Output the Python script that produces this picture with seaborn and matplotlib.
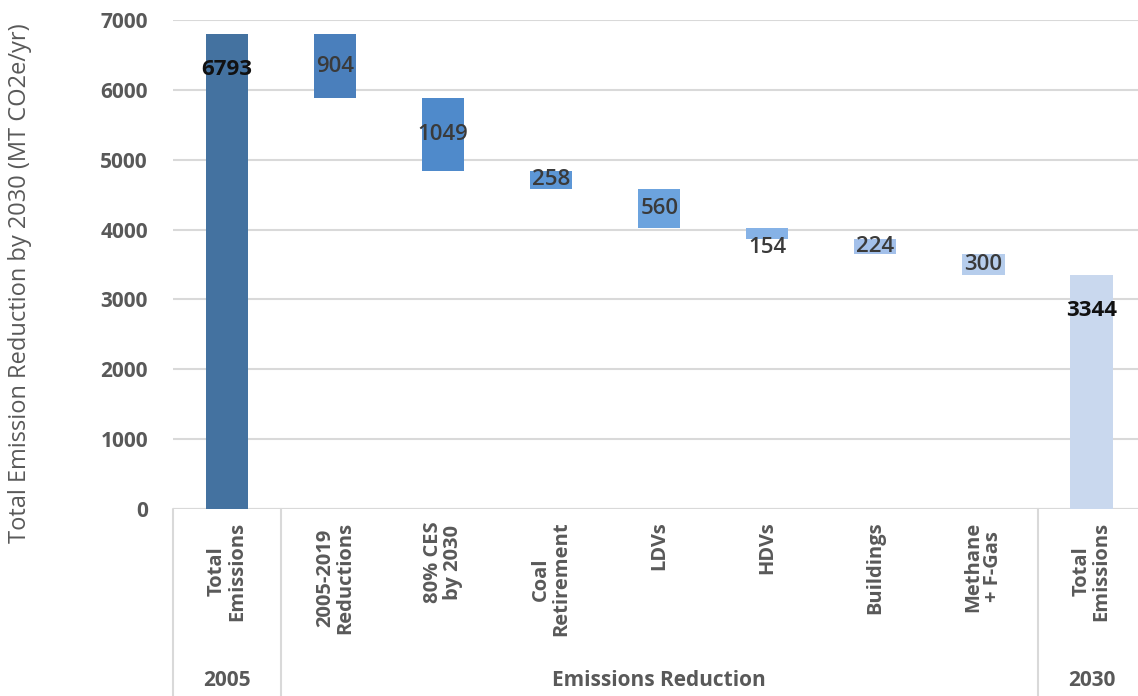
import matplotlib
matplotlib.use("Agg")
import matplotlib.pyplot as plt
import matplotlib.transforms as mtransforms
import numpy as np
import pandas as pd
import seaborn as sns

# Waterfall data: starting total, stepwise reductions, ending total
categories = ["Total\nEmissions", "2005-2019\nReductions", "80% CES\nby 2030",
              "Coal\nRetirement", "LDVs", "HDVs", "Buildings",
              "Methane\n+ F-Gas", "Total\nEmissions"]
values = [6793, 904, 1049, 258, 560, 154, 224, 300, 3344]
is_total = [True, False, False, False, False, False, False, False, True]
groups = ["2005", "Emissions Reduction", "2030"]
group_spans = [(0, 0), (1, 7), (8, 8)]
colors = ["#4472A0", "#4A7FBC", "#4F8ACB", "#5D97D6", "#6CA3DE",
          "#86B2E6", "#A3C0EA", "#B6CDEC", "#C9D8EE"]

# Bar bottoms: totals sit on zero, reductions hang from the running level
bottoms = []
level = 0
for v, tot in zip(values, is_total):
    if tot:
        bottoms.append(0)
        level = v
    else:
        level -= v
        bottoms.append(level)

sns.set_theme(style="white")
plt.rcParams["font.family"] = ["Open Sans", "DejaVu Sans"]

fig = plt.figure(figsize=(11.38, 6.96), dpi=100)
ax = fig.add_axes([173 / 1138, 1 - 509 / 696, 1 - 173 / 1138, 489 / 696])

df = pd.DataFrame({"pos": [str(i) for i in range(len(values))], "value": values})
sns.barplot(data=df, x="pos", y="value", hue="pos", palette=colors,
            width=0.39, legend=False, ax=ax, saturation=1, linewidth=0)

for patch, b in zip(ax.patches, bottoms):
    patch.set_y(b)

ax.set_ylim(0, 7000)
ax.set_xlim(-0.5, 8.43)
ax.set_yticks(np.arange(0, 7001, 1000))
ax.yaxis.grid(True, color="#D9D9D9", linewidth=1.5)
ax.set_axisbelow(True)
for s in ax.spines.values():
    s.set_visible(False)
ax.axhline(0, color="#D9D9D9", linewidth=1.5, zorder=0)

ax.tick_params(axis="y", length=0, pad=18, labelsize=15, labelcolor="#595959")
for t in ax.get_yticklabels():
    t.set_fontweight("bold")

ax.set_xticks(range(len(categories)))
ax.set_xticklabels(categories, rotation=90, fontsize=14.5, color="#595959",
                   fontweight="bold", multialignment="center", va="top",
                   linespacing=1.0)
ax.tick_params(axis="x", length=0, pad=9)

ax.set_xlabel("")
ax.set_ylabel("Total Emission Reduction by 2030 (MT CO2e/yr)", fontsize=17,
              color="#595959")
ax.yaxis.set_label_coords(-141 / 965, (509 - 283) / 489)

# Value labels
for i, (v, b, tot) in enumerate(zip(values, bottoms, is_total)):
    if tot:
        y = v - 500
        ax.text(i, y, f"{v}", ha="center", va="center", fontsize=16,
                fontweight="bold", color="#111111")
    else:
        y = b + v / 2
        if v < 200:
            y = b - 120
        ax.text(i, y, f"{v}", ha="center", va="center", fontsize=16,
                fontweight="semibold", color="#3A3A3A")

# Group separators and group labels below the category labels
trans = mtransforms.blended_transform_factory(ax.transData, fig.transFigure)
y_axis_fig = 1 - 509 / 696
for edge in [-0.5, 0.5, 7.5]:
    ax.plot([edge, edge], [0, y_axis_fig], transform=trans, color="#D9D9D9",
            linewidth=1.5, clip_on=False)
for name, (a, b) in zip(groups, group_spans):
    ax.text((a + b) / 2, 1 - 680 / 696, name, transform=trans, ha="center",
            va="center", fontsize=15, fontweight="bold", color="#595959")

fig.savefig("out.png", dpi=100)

━━━━━━━━━━━━━━━━

What is expected:
Write out every line above exactly as it is, leaving out the pictures.

Right answer:
Output the Python script that produces this picture with seaborn and matplotlib.
import matplotlib
matplotlib.use("Agg")
import matplotlib.pyplot as plt
import matplotlib.transforms as mtransforms
import numpy as np
import pandas as pd
import seaborn as sns

# Waterfall data: starting total, stepwise reductions, ending total
categories = ["Total\nEmissions", "2005-2019\nReductions", "80% CES\nby 2030",
              "Coal\nRetirement", "LDVs", "HDVs", "Buildings",
              "Methane\n+ F-Gas", "Total\nEmissions"]
values = [6793, 904, 1049, 258, 560, 154, 224, 300, 3344]
is_total = [True, False, False, False, False, False, False, False, True]
groups = ["2005", "Emissions Reduction", "2030"]
group_spans = [(0, 0), (1, 7), (8, 8)]
colors = ["#4472A0", "#4A7FBC", "#4F8ACB", "#5D97D6", "#6CA3DE",
          "#86B2E6", "#A3C0EA", "#B6CDEC", "#C9D8EE"]

# Bar bottoms: totals sit on zero, reductions hang from the running level
bottoms = []
level = 0
for v, tot in zip(values, is_total):
    if tot:
        bottoms.append(0)
        level = v
    else:
        level -= v
        bottoms.append(level)

sns.set_theme(style="white")
plt.rcParams["font.family"] = ["Open Sans", "DejaVu Sans"]

fig = plt.figure(figsize=(11.38, 6.96), dpi=100)
ax = fig.add_axes([173 / 1138, 1 - 509 / 696, 1 - 173 / 1138, 489 / 696])

df = pd.DataFrame({"pos": [str(i) for i in range(len(values))], "value": values})
sns.barplot(data=df, x="pos", y="value", hue="pos", palette=colors,
            width=0.39, legend=False, ax=ax, saturation=1, linewidth=0)

for patch, b in zip(ax.patches, bottoms):
    patch.set_y(b)

ax.set_ylim(0, 7000)
ax.set_xlim(-0.5, 8.43)
ax.set_yticks(np.arange(0, 7001, 1000))
ax.yaxis.grid(True, color="#D9D9D9", linewidth=1.5)
ax.set_axisbelow(True)
for s in ax.spines.values():
    s.set_visible(False)
ax.axhline(0, color="#D9D9D9", linewidth=1.5, zorder=0)

ax.tick_params(axis="y", length=0, pad=18, labelsize=15, labelcolor="#595959")
for t in ax.get_yticklabels():
    t.set_fontweight("bold")

ax.set_xticks(range(len(categories)))
ax.set_xticklabels(categories, rotation=90, fontsize=14.5, color="#595959",
                   fontweight="bold", multialignment="center", va="top",
                   linespacing=1.0)
ax.tick_params(axis="x", length=0, pad=9)

ax.set_xlabel("")
ax.set_ylabel("Total Emission Reduction by 2030 (MT CO2e/yr)", fontsize=17,
              color="#595959")
ax.yaxis.set_label_coords(-141 / 965, (509 - 283) / 489)

# Value labels
for i, (v, b, tot) in enumerate(zip(values, bottoms, is_total)):
    if tot:
        y = v - 500
        ax.text(i, y, f"{v}", ha="center", va="center", fontsize=16,
                fontweight="bold", color="#111111")
    else:
        y = b + v / 2
        if v < 200:
            y = b - 120
        ax.text(i, y, f"{v}", ha="center", va="center", fontsize=16,
                fontweight="semibold", color="#3A3A3A")

# Group separators and group labels below the category labels
trans = mtransforms.blended_transform_factory(ax.transData, fig.transFigure)
y_axis_fig = 1 - 509 / 696
for edge in [-0.5, 0.5, 7.5]:
    ax.plot([edge, edge], [0, y_axis_fig], transform=trans, color="#D9D9D9",
            linewidth=1.5, clip_on=False)
for name, (a, b) in zip(groups, group_spans):
    ax.text((a + b) / 2, 1 - 680 / 696, name, transform=trans, ha="center",
            va="center", fontsize=15, fontweight="bold", color="#595959")

fig.savefig("out.png", dpi=100)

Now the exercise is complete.